Task requirements: Repeat each line exactly, leaving nothing out.
┄┄┄┄┄┄┄┄┄┄┄┄┄┄┄┄┄┄┄┄
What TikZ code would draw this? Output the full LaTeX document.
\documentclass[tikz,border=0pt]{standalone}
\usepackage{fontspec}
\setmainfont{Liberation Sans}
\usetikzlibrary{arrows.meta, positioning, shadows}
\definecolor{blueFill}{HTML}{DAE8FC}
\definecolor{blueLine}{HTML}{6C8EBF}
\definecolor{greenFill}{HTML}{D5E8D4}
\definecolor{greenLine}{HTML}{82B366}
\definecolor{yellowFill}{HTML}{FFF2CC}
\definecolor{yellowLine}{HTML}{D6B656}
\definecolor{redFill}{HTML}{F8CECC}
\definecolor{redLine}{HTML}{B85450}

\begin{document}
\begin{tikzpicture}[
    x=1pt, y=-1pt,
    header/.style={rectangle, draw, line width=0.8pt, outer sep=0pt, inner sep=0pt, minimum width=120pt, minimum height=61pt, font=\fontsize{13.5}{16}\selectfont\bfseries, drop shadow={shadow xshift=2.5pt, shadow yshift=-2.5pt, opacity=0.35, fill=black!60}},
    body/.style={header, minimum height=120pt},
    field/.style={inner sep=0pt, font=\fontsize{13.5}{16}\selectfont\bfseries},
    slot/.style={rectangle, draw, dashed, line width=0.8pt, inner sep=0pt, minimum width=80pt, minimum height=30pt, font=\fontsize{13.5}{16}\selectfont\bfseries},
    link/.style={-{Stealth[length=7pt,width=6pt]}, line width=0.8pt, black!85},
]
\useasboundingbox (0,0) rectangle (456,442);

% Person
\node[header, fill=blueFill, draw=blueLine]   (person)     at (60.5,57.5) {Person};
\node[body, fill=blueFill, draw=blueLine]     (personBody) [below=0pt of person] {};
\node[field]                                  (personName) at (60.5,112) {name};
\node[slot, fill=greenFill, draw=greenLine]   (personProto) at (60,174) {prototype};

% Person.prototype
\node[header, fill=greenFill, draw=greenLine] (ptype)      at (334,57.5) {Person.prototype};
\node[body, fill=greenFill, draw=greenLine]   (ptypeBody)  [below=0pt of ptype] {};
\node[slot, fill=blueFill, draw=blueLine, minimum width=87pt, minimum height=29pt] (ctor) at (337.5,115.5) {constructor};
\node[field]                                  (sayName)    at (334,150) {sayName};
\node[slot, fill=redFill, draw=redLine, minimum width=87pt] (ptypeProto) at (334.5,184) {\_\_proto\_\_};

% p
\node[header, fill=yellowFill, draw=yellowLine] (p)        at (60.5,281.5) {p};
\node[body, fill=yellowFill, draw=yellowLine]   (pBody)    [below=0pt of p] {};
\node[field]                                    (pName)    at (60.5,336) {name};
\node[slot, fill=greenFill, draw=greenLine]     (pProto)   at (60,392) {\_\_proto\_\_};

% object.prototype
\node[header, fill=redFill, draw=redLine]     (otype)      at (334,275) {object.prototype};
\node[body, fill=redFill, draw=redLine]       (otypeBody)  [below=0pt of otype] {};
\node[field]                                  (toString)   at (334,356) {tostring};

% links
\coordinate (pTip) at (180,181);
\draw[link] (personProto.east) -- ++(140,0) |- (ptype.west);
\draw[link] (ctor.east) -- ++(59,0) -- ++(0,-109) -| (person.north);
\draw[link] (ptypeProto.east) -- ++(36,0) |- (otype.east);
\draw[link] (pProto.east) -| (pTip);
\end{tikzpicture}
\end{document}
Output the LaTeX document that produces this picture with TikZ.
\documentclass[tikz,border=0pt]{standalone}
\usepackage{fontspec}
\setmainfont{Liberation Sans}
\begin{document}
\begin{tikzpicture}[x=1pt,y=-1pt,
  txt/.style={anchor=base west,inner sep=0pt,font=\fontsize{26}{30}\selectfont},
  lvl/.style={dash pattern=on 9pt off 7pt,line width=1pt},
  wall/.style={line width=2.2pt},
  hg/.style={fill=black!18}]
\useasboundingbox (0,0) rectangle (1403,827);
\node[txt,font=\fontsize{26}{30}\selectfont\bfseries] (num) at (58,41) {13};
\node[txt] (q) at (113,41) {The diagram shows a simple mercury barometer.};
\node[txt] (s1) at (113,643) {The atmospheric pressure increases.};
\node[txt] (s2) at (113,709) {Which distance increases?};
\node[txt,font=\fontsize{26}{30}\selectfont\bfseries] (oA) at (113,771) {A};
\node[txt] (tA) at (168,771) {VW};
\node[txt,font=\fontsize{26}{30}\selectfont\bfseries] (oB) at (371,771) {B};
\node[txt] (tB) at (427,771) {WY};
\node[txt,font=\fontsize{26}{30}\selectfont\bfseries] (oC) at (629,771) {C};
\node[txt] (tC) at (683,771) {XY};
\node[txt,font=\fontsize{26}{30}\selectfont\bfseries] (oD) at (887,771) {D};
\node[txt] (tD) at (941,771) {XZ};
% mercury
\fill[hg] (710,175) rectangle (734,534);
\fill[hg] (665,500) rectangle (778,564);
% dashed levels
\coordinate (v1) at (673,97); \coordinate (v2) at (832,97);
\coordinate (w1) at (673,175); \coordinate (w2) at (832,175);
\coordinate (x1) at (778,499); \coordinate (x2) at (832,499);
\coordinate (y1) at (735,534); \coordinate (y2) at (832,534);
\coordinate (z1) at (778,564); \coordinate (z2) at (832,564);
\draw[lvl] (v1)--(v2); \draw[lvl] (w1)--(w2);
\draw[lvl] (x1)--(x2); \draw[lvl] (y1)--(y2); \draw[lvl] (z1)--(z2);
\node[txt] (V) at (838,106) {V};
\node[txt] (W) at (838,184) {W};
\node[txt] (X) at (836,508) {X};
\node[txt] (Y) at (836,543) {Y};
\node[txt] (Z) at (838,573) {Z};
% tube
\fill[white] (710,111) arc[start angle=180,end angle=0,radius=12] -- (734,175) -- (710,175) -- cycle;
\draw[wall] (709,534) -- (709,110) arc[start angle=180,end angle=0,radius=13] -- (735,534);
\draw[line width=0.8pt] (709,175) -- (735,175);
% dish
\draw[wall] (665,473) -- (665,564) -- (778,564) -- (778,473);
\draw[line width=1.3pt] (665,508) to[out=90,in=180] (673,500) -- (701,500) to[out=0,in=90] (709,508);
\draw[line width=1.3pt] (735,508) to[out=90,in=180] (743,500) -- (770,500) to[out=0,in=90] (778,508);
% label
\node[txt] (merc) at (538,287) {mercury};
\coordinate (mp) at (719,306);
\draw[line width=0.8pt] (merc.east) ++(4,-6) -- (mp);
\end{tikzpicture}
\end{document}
┄┄┄┄┄┄┄┄┄┄┄┄┄┄┄┄┄┄┄┄
Task answer:
What TikZ code would draw this? Output the full LaTeX document.
\documentclass[tikz,border=0pt]{standalone}
\usepackage{fontspec}
\setmainfont{Liberation Sans}
\usetikzlibrary{arrows.meta, positioning, shadows}
\definecolor{blueFill}{HTML}{DAE8FC}
\definecolor{blueLine}{HTML}{6C8EBF}
\definecolor{greenFill}{HTML}{D5E8D4}
\definecolor{greenLine}{HTML}{82B366}
\definecolor{yellowFill}{HTML}{FFF2CC}
\definecolor{yellowLine}{HTML}{D6B656}
\definecolor{redFill}{HTML}{F8CECC}
\definecolor{redLine}{HTML}{B85450}

\begin{document}
\begin{tikzpicture}[
    x=1pt, y=-1pt,
    header/.style={rectangle, draw, line width=0.8pt, outer sep=0pt, inner sep=0pt, minimum width=120pt, minimum height=61pt, font=\fontsize{13.5}{16}\selectfont\bfseries, drop shadow={shadow xshift=2.5pt, shadow yshift=-2.5pt, opacity=0.35, fill=black!60}},
    body/.style={header, minimum height=120pt},
    field/.style={inner sep=0pt, font=\fontsize{13.5}{16}\selectfont\bfseries},
    slot/.style={rectangle, draw, dashed, line width=0.8pt, inner sep=0pt, minimum width=80pt, minimum height=30pt, font=\fontsize{13.5}{16}\selectfont\bfseries},
    link/.style={-{Stealth[length=7pt,width=6pt]}, line width=0.8pt, black!85},
]
\useasboundingbox (0,0) rectangle (456,442);

% Person
\node[header, fill=blueFill, draw=blueLine]   (person)     at (60.5,57.5) {Person};
\node[body, fill=blueFill, draw=blueLine]     (personBody) [below=0pt of person] {};
\node[field]                                  (personName) at (60.5,112) {name};
\node[slot, fill=greenFill, draw=greenLine]   (personProto) at (60,174) {prototype};

% Person.prototype
\node[header, fill=greenFill, draw=greenLine] (ptype)      at (334,57.5) {Person.prototype};
\node[body, fill=greenFill, draw=greenLine]   (ptypeBody)  [below=0pt of ptype] {};
\node[slot, fill=blueFill, draw=blueLine, minimum width=87pt, minimum height=29pt] (ctor) at (337.5,115.5) {constructor};
\node[field]                                  (sayName)    at (334,150) {sayName};
\node[slot, fill=redFill, draw=redLine, minimum width=87pt] (ptypeProto) at (334.5,184) {\_\_proto\_\_};

% p
\node[header, fill=yellowFill, draw=yellowLine] (p)        at (60.5,281.5) {p};
\node[body, fill=yellowFill, draw=yellowLine]   (pBody)    [below=0pt of p] {};
\node[field]                                    (pName)    at (60.5,336) {name};
\node[slot, fill=greenFill, draw=greenLine]     (pProto)   at (60,392) {\_\_proto\_\_};

% object.prototype
\node[header, fill=redFill, draw=redLine]     (otype)      at (334,275) {object.prototype};
\node[body, fill=redFill, draw=redLine]       (otypeBody)  [below=0pt of otype] {};
\node[field]                                  (toString)   at (334,356) {tostring};

% links
\coordinate (pTip) at (180,181);
\draw[link] (personProto.east) -- ++(140,0) |- (ptype.west);
\draw[link] (ctor.east) -- ++(59,0) -- ++(0,-109) -| (person.north);
\draw[link] (ptypeProto.east) -- ++(36,0) |- (otype.east);
\draw[link] (pProto.east) -| (pTip);
\end{tikzpicture}
\end{document}
Output the LaTeX document that produces this picture with TikZ.
\documentclass[tikz,border=0pt]{standalone}
\usepackage{fontspec}
\setmainfont{Liberation Sans}
\begin{document}
\begin{tikzpicture}[x=1pt,y=-1pt,
  txt/.style={anchor=base west,inner sep=0pt,font=\fontsize{26}{30}\selectfont},
  lvl/.style={dash pattern=on 9pt off 7pt,line width=1pt},
  wall/.style={line width=2.2pt},
  hg/.style={fill=black!18}]
\useasboundingbox (0,0) rectangle (1403,827);
\node[txt,font=\fontsize{26}{30}\selectfont\bfseries] (num) at (58,41) {13};
\node[txt] (q) at (113,41) {The diagram shows a simple mercury barometer.};
\node[txt] (s1) at (113,643) {The atmospheric pressure increases.};
\node[txt] (s2) at (113,709) {Which distance increases?};
\node[txt,font=\fontsize{26}{30}\selectfont\bfseries] (oA) at (113,771) {A};
\node[txt] (tA) at (168,771) {VW};
\node[txt,font=\fontsize{26}{30}\selectfont\bfseries] (oB) at (371,771) {B};
\node[txt] (tB) at (427,771) {WY};
\node[txt,font=\fontsize{26}{30}\selectfont\bfseries] (oC) at (629,771) {C};
\node[txt] (tC) at (683,771) {XY};
\node[txt,font=\fontsize{26}{30}\selectfont\bfseries] (oD) at (887,771) {D};
\node[txt] (tD) at (941,771) {XZ};
% mercury
\fill[hg] (710,175) rectangle (734,534);
\fill[hg] (665,500) rectangle (778,564);
% dashed levels
\coordinate (v1) at (673,97); \coordinate (v2) at (832,97);
\coordinate (w1) at (673,175); \coordinate (w2) at (832,175);
\coordinate (x1) at (778,499); \coordinate (x2) at (832,499);
\coordinate (y1) at (735,534); \coordinate (y2) at (832,534);
\coordinate (z1) at (778,564); \coordinate (z2) at (832,564);
\draw[lvl] (v1)--(v2); \draw[lvl] (w1)--(w2);
\draw[lvl] (x1)--(x2); \draw[lvl] (y1)--(y2); \draw[lvl] (z1)--(z2);
\node[txt] (V) at (838,106) {V};
\node[txt] (W) at (838,184) {W};
\node[txt] (X) at (836,508) {X};
\node[txt] (Y) at (836,543) {Y};
\node[txt] (Z) at (838,573) {Z};
% tube
\fill[white] (710,111) arc[start angle=180,end angle=0,radius=12] -- (734,175) -- (710,175) -- cycle;
\draw[wall] (709,534) -- (709,110) arc[start angle=180,end angle=0,radius=13] -- (735,534);
\draw[line width=0.8pt] (709,175) -- (735,175);
% dish
\draw[wall] (665,473) -- (665,564) -- (778,564) -- (778,473);
\draw[line width=1.3pt] (665,508) to[out=90,in=180] (673,500) -- (701,500) to[out=0,in=90] (709,508);
\draw[line width=1.3pt] (735,508) to[out=90,in=180] (743,500) -- (770,500) to[out=0,in=90] (778,508);
% label
\node[txt] (merc) at (538,287) {mercury};
\coordinate (mp) at (719,306);
\draw[line width=0.8pt] (merc.east) ++(4,-6) -- (mp);
\end{tikzpicture}
\end{document}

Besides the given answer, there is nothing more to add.